土曜日の就寝時。また深川へ行こうと考えていました。
眠る前に読んだ本で田中平八(1834-84年)のことを識りました。「天下の糸平」という異名は識っていましたが、詳しい人となりについては何も知りませんでした。
面白い男だなと思いました。伊藤博文が揮毫した石碑が東京・向島の木母寺にあると識って、深川はまたの日にして向島へ行こうと予定を変えました。
されど、金曜日は一か月ぶりに午前様をやらかしていました。寝たのが午前二時半という時刻だったのに、六時半に目が覚めていました。翌土曜日は早い時間に床に就いたのですが、日曜日、目を覚ましたのはすでに陽が高い時間でした。
ここ二日間は肌寒かったものの、急に暑くなっていたのに、冬服しかありません。
月曜からまた出勤、と考えると、休みのうちに衣替えをして、冬物の洗濯もしなくてはなりません。用を済ませてから向島くんだりまで行った日には、お天道様があるうちに帰れるかどうか覚束ない。予定はまた変更です。
私にとっては不愉快な風ながら、洗濯物には恵みの強い風があったおかげで、三時ごろにはとりあえず格好はついたので、近隣の散策に出ました。
散策といっても、近場なら大勝院というお寺しかありません。このお寺の山桜(樹齢七百五十年だそうです)を見に行こうと思いながら行かないうちに、花はすっかり散っていました。
山桜と並んで境内に聳えるイチョウ(公孫樹)の樹を撮影しました。樹齢は定かではありませんが、これも充分に古木です。
一週間前、北小金の内田さんという靴の修理屋さんに修理をお願いした靴が土曜日のうちに、新品のようになって戻っていました。
踵が片減りしたチャッカブーツ二足、デザートブーツ、ドライビングシューズ、ウォーキングシューズ計五足を直してもらったのです。
お蔵入りにしてから、ときおり陰干しをして、手入れはしていましたが、どれも四~五年履かないままでした。
気に入っていた靴ばかりですから、全部試し履きしたいのですが、二本脚では一足しか履けません。どれから試してみるかと頭を悩ませた揚げ句、ウォーキングシューズで出ることにしました。
踵が減って歩きづらいと感じるようになるまで、毎日のように履いていた靴です。それなのに、久しぶりに履いてみると、足に馴染まないし、すごく重く感じるのです。
我が庵から大勝院までは1・5キロ。
途中からずっと上り坂になりますが、二十分もあれば行ける距離です。
しかし、坂の途中で靴の重さに疲れてしまいました。大学生のころなら十五分で歩いたな、と無意味なことを思いながら、寺をあとにし、北小金駅の通路を通り抜けて南口に出ました。
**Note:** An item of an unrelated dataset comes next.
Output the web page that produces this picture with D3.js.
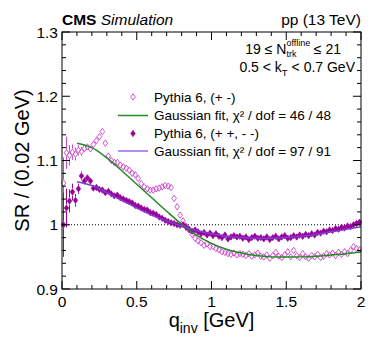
<!DOCTYPE html>
<html><head><meta charset="utf-8">
<script src="https://cdn.jsdelivr.net/npm/d3@7"></script>
<style>body{margin:0;background:#fff}svg{display:block;font-family:"Liberation Sans",Arial,Helvetica,sans-serif}</style>
</head><body><svg id="c" width="374" height="357"></svg>
<script>
// ---- data ----
const binStart = 0, binWidth = 0.02;
const openVals = [1.065,1.112,1.108,1.113,1.110,1.116,1.114,1.119,1.121,1.118,
1.125,1.131,1.137,1.145,1.127,1.107,1.100,1.097,1.097,1.093,
1.090,1.088,1.085,1.080,1.078,1.072,1.064,1.059,1.056,1.054,
1.054,1.056,1.057,1.059,1.061,1.060,1.058,1.041,1.028,1.015,
1.006,0.998,0.992,0.985,0.979,0.975,0.972,0.968,0.970,0.966,
0.966,0.963,0.961,0.958,0.957,0.955,0.954,0.956,0.953,0.955,
0.954,0.952,0.955,0.951,0.953,0.956,0.951,0.950,0.953,0.948,
0.952,0.957,0.951,0.949,0.953,0.958,0.950,0.960,0.952,0.949,
0.955,0.950,0.948,0.952,0.950,0.954,0.949,0.951,0.955,0.953,
0.956,0.952,0.957,0.954,0.958,0.955,0.960,0.966,0.963,0.961];
const openErr = [0.040,0.025,0.016,0.012,0.010,0.008,0.007,0.006,0.005,0.005,
0.004,0.004,0.004,0.004,0.003,0.003,0.003,0.003,0.003,0.003];
const fillVals = [1.000,1.026,1.037,1.051,1.038,1.056,1.076,1.068,1.073,1.068,
1.057,1.058,1.055,1.054,1.050,1.052,1.048,1.045,1.046,1.042,
1.040,1.038,1.036,1.034,1.030,1.029,1.026,1.024,1.023,1.019,
1.018,1.016,1.012,1.010,1.007,1.005,1.003,1.002,1.000,0.999,
1.000,0.996,0.993,0.990,0.992,0.989,0.986,0.988,0.984,0.987,
0.983,0.986,0.982,0.980,0.984,0.978,0.981,0.983,0.981,0.982,
0.979,0.981,0.977,0.980,0.982,0.979,0.980,0.978,0.981,0.977,
0.980,0.982,0.978,0.981,0.983,0.979,0.980,0.983,0.981,0.984,
0.982,0.985,0.983,0.986,0.984,0.988,0.987,0.990,0.989,0.992,
0.991,0.994,0.993,0.996,0.995,0.998,0.997,1.000,1.002,1.004];
const fillErr = [0.050,0.030,0.018,0.013,0.010,0.008,0.007,0.006,0.005,0.005,
0.004,0.004,0.004,0.004,0.004,0.003,0.003,0.003,0.003,0.003];
const fitQ = [0.1,0.2,0.3,0.4,0.5,0.6,0.7,0.8,0.9,1.0,1.1,1.2,1.3,1.4,1.5,1.6,1.7,1.8,1.9,2.0];
const greenFit = [1.127,1.120,1.104,1.084,1.063,1.042,1.021,1.001,0.984,0.971,0.962,0.956,0.952,0.950,0.950,0.950,0.951,0.953,0.955,0.958];
const purpleFit = [1.067,1.061,1.050,1.038,1.026,1.015,1.006,0.998,0.991,0.986,0.982,0.980,0.979,0.979,0.980,0.982,0.985,0.989,0.993,0.997];
const xMajor = [0,0.5,1,1.5,2];
const xTickLabels = ["0","0.5","1","1.5","2"];
const yMajor = [0.9,1.0,1.1,1.2,1.3];
const yTickLabels = ["0.9","1","1.1","1.2","1.3"];
const legendLabels = ["Pythia 6, (+ -)", "Gaussian fit, \u03c7\u00b2 / dof = 46 / 48", "Pythia 6, (+ +, - -)", "Gaussian fit, \u03c7\u00b2 / dof = 97 / 91"];

// ---- styles ----
const cOpen = "#cc44cc", cFill = "#990099", cGreen = "#228b22", cPurple = "#7b3fd6";

const svg = d3.select("#c");
const L = 62, R = 361, T = 32, B = 289;
const x = d3.scaleLinear([0,2],[L,R]);
const y = d3.scaleLinear([0.9,1.3],[B,T]);

const g = svg.append("g");
g.append("line").attr("x1",L).attr("x2",R).attr("y1",y(1)).attr("y2",y(1))
 .attr("stroke","#000").attr("stroke-width",1).attr("stroke-dasharray","1,2");

const centers = openVals.map((v,i)=>binStart + binWidth*(i+0.5));

function diamond(sel, cx, cy, fill, stroke){
  const w=2.3, h=3.2;
  sel.append("path").attr("d",`M${cx},${cy-h}L${cx+w},${cy}L${cx},${cy+h}L${cx-w},${cy}Z`)
   .attr("fill",fill).attr("stroke",stroke).attr("stroke-width",fill==="none"?0.9:0.6);
}
function drawSeries(vals, errs, color, filled){
  const gs = g.append("g");
  vals.forEach((v,i)=>{
    const q = centers[i];
    const e = i<errs.length ? errs[i] : 0.0025;
    const cx = x(q), cy = y(v);
    if (y(v-e)-y(v+e) > 7) {
      gs.append("line").attr("x1",cx).attr("x2",cx).attr("y1",y(v+e)).attr("y2",cy-3.5).attr("stroke",color).attr("stroke-width",1);
      gs.append("line").attr("x1",cx).attr("x2",cx).attr("y1",cy+3.5).attr("y2",y(v-e)).attr("stroke",color).attr("stroke-width",1);
    }
    diamond(gs, cx, cy, filled?color:"none", color);
  });
}
drawSeries(openVals, openErr, cOpen, false);
drawSeries(fillVals, fillErr, cFill, true);

const line = d3.line().x((d,i)=>x(fitQ[i])).y(d=>y(d)).curve(d3.curveCatmullRom);
g.append("path").datum(greenFit).attr("d",line).attr("fill","none").attr("stroke",cGreen).attr("stroke-width",1.5);
g.append("path").datum(purpleFit).attr("d",line).attr("fill","none").attr("stroke",cPurple).attr("stroke-width",1.5);

// frame & ticks
const ax = svg.append("g").attr("stroke","#000").attr("stroke-width",1);
ax.append("rect").attr("x",L).attr("y",T).attr("width",R-L).attr("height",B-T).attr("fill","none");
d3.range(0,2.0001,0.1).forEach(q=>{
  const major = xMajor.some(m=>Math.abs(m-q)<1e-6);
  const len = major?8:4;
  ax.append("line").attr("x1",x(q)).attr("x2",x(q)).attr("y1",B).attr("y2",B-len);
  ax.append("line").attr("x1",x(q)).attr("x2",x(q)).attr("y1",T).attr("y2",T+len);
});
d3.range(0.9,1.30001,0.02).forEach(v=>{
  const major = yMajor.some(m=>Math.abs(m-v)<1e-6);
  const len = major?8:4;
  ax.append("line").attr("y1",y(v)).attr("y2",y(v)).attr("x1",L).attr("x2",L+len);
  ax.append("line").attr("y1",y(v)).attr("y2",y(v)).attr("x1",R).attr("x2",R-len);
});
const tl = svg.append("g").attr("font-size",15.5).attr("fill","#000");
xMajor.forEach((q,i)=>tl.append("text").attr("x",x(q)).attr("y",307).attr("text-anchor","middle").text(xTickLabels[i]));
yMajor.forEach((v,i)=>tl.append("text").attr("x",58).attr("y",y(v)+5.5).attr("text-anchor","end").text(yTickLabels[i]));

// axis titles
svg.append("text").attr("transform",`translate(29,${(T+B)/2}) rotate(-90)`).attr("text-anchor","middle").attr("font-size",20).text("SR / (0.02 GeV)");
const xt = svg.append("text").attr("x",(L+R)/2).attr("y",327).attr("text-anchor","middle").attr("font-size",20);
xt.append("tspan").text("q");
xt.append("tspan").attr("font-size",14).attr("dy",6).text("inv");
xt.append("tspan").attr("dy",-6).text(" [GeV]");

// header
const h = svg.append("text").attr("x",L).attr("y",25).attr("font-size",15.5);
h.append("tspan").attr("font-weight","bold").text("CMS");
h.append("tspan").attr("font-style","italic").text(" Simulation");
svg.append("text").attr("x",R).attr("y",25).attr("text-anchor","end").attr("font-size",15.5).text("pp (13 TeV)");

// annotations (N_trk^offline built from separate pieces, right-aligned)
const a1end = svg.append("text").attr("x",341).attr("y",54).attr("text-anchor","end").attr("font-size",14).text("\u2264 21");
const endW = a1end.node().getComputedTextLength();
const supX = 341 - endW - 3.5;
const sup = svg.append("text").attr("x",supX).attr("y",46).attr("text-anchor","end").attr("font-size",9).text("offline");
const supW = sup.node().getComputedTextLength();
const scriptStart = supX - supW;
svg.append("text").attr("x",scriptStart).attr("y",56.5).attr("font-size",9).text("trk");
svg.append("text").attr("x",scriptStart).attr("y",54).attr("text-anchor","end").attr("font-size",14).text("19 \u2264 N");
const a2 = svg.append("text").attr("x",355).attr("y",72).attr("text-anchor","end").attr("font-size",14);
a2.append("tspan").text("0.5 < k");
a2.append("tspan").attr("font-size",9.5).attr("dy",3.5).text("T");
a2.append("tspan").attr("dy",-3.5).text(" < 0.7 GeV");

// legend
const lg = svg.append("g").attr("font-size",13.5);
const rows = [97,115.5,133.5,151];
legendLabels.forEach((t,i)=>lg.append("text").attr("x",154).attr("y",rows[i]+4.8).text(t));
diamond(lg,133,rows[0],"none",cOpen);
lg.append("line").attr("x1",118).attr("x2",148).attr("y1",rows[1]).attr("y2",rows[1]).attr("stroke",cGreen).attr("stroke-width",1.5);
diamond(lg,133,rows[2],cFill,cFill);
lg.append("line").attr("x1",118).attr("x2",148).attr("y1",rows[3]).attr("y2",rows[3]).attr("stroke","#9966ee").attr("stroke-width",1.5);
</script></body></html>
駅南口のサティに喫茶店があったので、コーヒーを飲んで帰ろうと思っていましたが、そのころには靴が少し馴染んできました。
コーヒーを飲むのはやめて、東漸寺まで足を延ばしました。
枝垂れ桜の名所ということですが、もちろんすでに花はありません。代わりに松の枝が風にそよぐ音の他にはなんともありがたい静寂がありました。
かつては広大であったらしい寺領は、両側をそぎ取られたようになっていて、木立の間から学校の校舎が見えたり、マンションが見えたりするのがいささか興醒めですが、長い参道は風情があります。
深川はもちろん、東京でこれだけの参道に恵まれたお寺は滅多にありません。
僧侶にとってはどうだかわかりませんが、門外漢にとって参道はその寺のイノチに近いものだと思います。ろくなことは考えていないのですが、適当な長さの参道があると、本堂に到るまで、なにがしか考える時間を与えてくれます。
写真の仁王門(東漸寺では山門)をくぐると、前方に本堂が見えてきます。入口付近には二組の参詣客、というより私と同じような観光客がいましたが、本堂近くはまったくの無人……。日曜日で付属の幼稚園も隣の小学校も休みなので、物音一つしません。
久しぶりにお寺らしいお寺に詣でさせてもらった、という思いがしました。